Ingredients
The following ingredients have 4 Servings
- 1 1/4 pounds shrimp (peeled and deveined)
- 1 red bell pepper (sliced)
- 1 orange bell pepper (sliced)
- 1 cup poblano chilies (sliced)
- 1 cup red onion (sliced)
- 3 tablespoons olive oil
- 1 tablespoon chili powder
- 1 teaspoon ground cumin
- 3/4 teaspoon kosher salt (divided)
- 1/2 teaspoon ground coriander
- 3/4 cup sour cream (can use reduced fat)
- 1 tablespoon fresh cilantro (chopped)
- 1 tablespoon jalapeno pepper (seeded, finely chopped)
- 1/4 teaspoon lime zest
- 1 tablespoon lime juice
- 1 clove garlic (grated)
- 8 6-inch corn tortillas (or flour)
Instruction
- Preheat the oven to 400.
- Line baking sheet with aluminum foil.
- On the lined baking sheet toss together the shrimp, bell peppers, poblano, onion, oil, chili powder, cumin, 5/8 teaspoon salat, and coriander.

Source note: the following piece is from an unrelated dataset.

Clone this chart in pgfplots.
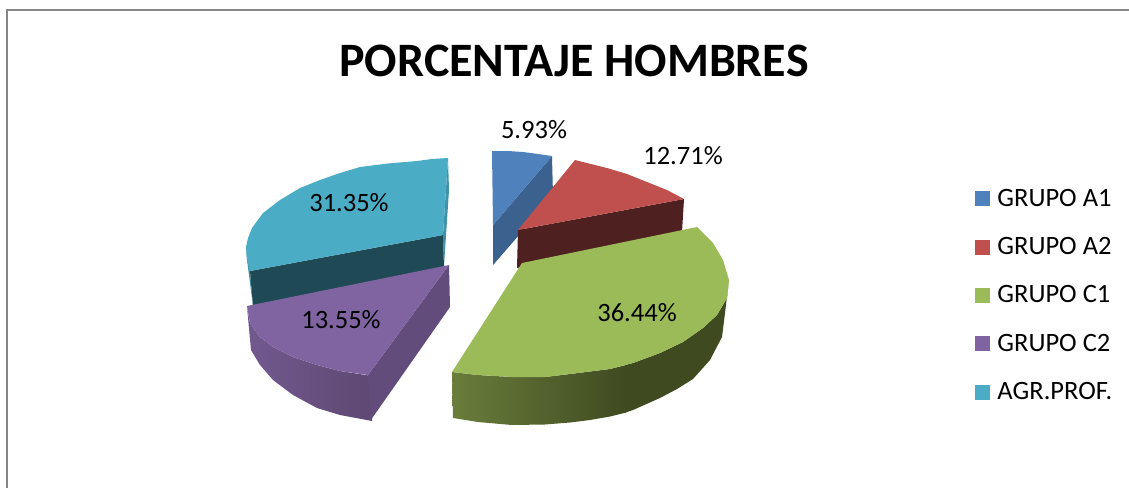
\documentclass[border=0pt]{standalone}
\usepackage{pgfplots}
\pgfplotsset{compat=1.18}
\usepackage{fontspec}
\setmainfont{Carlito}
\definecolor{cA}{HTML}{4F81BD}\definecolor{cAs}{HTML}{3B618F}
\definecolor{cB}{HTML}{C0504D}\definecolor{cBs}{HTML}{4F2020}
\definecolor{cC}{HTML}{9BBB59}\definecolor{cCl}{HTML}{6A7D3C}\definecolor{cCd}{HTML}{3F4A20}
\definecolor{cD}{HTML}{8064A2}\definecolor{cDs}{HTML}{614C7B}\definecolor{cDl}{HTML}{72598F}\definecolor{cDd}{HTML}{5F4872}
\definecolor{cE}{HTML}{4BACC6}\definecolor{cEs}{HTML}{3F92A8}\definecolor{cEd}{HTML}{1F4A55}
\begin{document}
\begin{tikzpicture}
\begin{axis}[
  scale only axis, width=1129pt, height=488pt,
  xmin=0, xmax=1129, ymin=0, ymax=488, y dir=reverse,
  hide axis, clip=true,
  every axis plot/.append style={forget plot},
  legend image code/.code={\fill[#1,draw=none] (0pt,0pt) rectangle (15pt,15pt);\path (22pt,-32.6pt) (0pt,15.4pt);},
  legend style={at={(axis cs:975,190.5)}, anchor=north west, draw=none, fill=none,
    font=\fontsize{26.5}{30}\selectfont, inner sep=0pt, outer sep=0pt,
    row sep=0pt, nodes={inner sep=0pt, anchor=base west, text height=15.5pt, text depth=0pt}},
  legend cell align=left,
]
% frame
\addplot[color=black!47, line width=2pt] coordinates {(1129,10) (6.5,10) (6.5,488)};
% teal side strips and inner wall
\addplot[fill=cEs, draw=none] coordinates {(448,158) (449,190) (444,266) (443,235)} --cycle;
\addplot[fill=cEs, draw=none] coordinates {(246,247) (247,260) (253,306) (250,271)} --cycle;
\addplot[fill=cEd, draw=none] coordinates {(250,271) (443,235) (444,268) (253,306)} --cycle;
% teal top
\addplot[fill=cE, draw=none] coordinates {(448,158) (432,159) (417,161) (388,163.5) (360,167) (340,173) (320,180) (300,188) (280,200) (263,213) (252,228) (248,238) (246,247) (247,260) (250,271) (443,235)} --cycle;
% purple
\addplot[left color=cDl, right color=cDd, draw=none] coordinates {(247,307) (250,323) (260,337) (273,347) (293,357) (317,365) (340,371) (372,376) (372,421) (340,415) (317,408) (293,395) (273,380) (260,365) (251,350)} --cycle;
\addplot[fill=cDs, draw=none] coordinates {(449,265) (450,307) (370.5,420.5) (368,375)} --cycle;
\addplot[fill=cD, draw=none] coordinates {(449,265) (247,306) (250,323) (260,337) (273,347) (293,357) (317,365) (340,371) (368,375)} --cycle;
% blue
\addplot[fill=cAs, draw=none] coordinates {(552,156) (553,196) (493,265) (493,225)} --cycle;
\addplot[fill=cA, draw=none] coordinates {(492,151) (508,151) (523,152) (538,154) (552,156) (493,225)} --cycle;
% red
\addplot[fill=cBs, draw=none] coordinates {(684,199) (682,232) (517,268) (518,230)} --cycle;
\addplot[fill=cB, draw=none] coordinates {(575,160) (591,164) (607,168) (627,174) (647,182) (667,190) (684,199) (518,230)} --cycle;
% green
\addplot[left color=cCl, right color=cCd, draw=none] coordinates {(452,372) (478,375) (512,377) (545,377) (578,373) (610,369) (626,365) (626,412.5) (610,416.5) (590,420) (570,422.5) (545,424.5) (512,425) (478,422) (453,418)} --cycle;
\addplot[fill=cCd, draw=none] coordinates {(625,365) (633,363) (660,353) (683,342) (703,328) (717,315) (727,298) (729,280) (725,313) (722,337) (710,360) (693,379) (677,389) (660,398) (633,410) (625,412.7)} --cycle;
\addplot[fill=cC, draw=none] coordinates {(522,263) (697,227) (713,243) (723,260) (729,280) (727,298) (717,315) (703,328) (683,342) (660,353) (633,363) (610,369) (578,373) (545,377) (512,377) (478,375) (452,372)} --cycle;
% labels
\node[font=\fontsize{26.5}{30}\selectfont] at (axis cs:534,130) {5.93\%};
\node[font=\fontsize{26.5}{30}\selectfont] at (axis cs:683,156) {12.71\%};
\node[font=\fontsize{26.5}{30}\selectfont] at (axis cs:349,203) {31.35\%};
\node[font=\fontsize{26.5}{30}\selectfont] at (axis cs:341,320) {13.55\%};
\node[font=\fontsize{26.5}{30}\selectfont] at (axis cs:637,313) {36.44\%};
\node[font=\fontsize{48}{57}\selectfont\bfseries] at (axis cs:574,61) {PORCENTAJE HOMBRES};
% legend
\addlegendimage{fill=cA}\addlegendentry{GRUPO A1}
\addlegendimage{fill=cB}\addlegendentry{GRUPO A2}
\addlegendimage{fill=cC}\addlegendentry{GRUPO C1}
\addlegendimage{fill=cD}\addlegendentry{GRUPO C2}
\addlegendimage{fill=cE}\addlegendentry{AGR.PROF.}
\end{axis}
\path (current axis.south west) (current axis.north east);
\end{tikzpicture}
\end{document}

- Roast for 9-10 minutes or until shrimp are cooked through.
- Remove shrimp and place on plate, tented with foil to keep warm.
- Turn the oven to broil and broil the veggies until they are slightly charred, about 3- 4 minutes.
- In a small bowl, combine the sour cream, cilantro, jalapeño, lime zest, lime juice, garlic and 1/8 teaspoon salt.
- Warm tortillas either in the microwave, oven or quickly char on a gas flame.
- Spoon the shrimp and veggies into a tortilla and top with the sour cream mixture.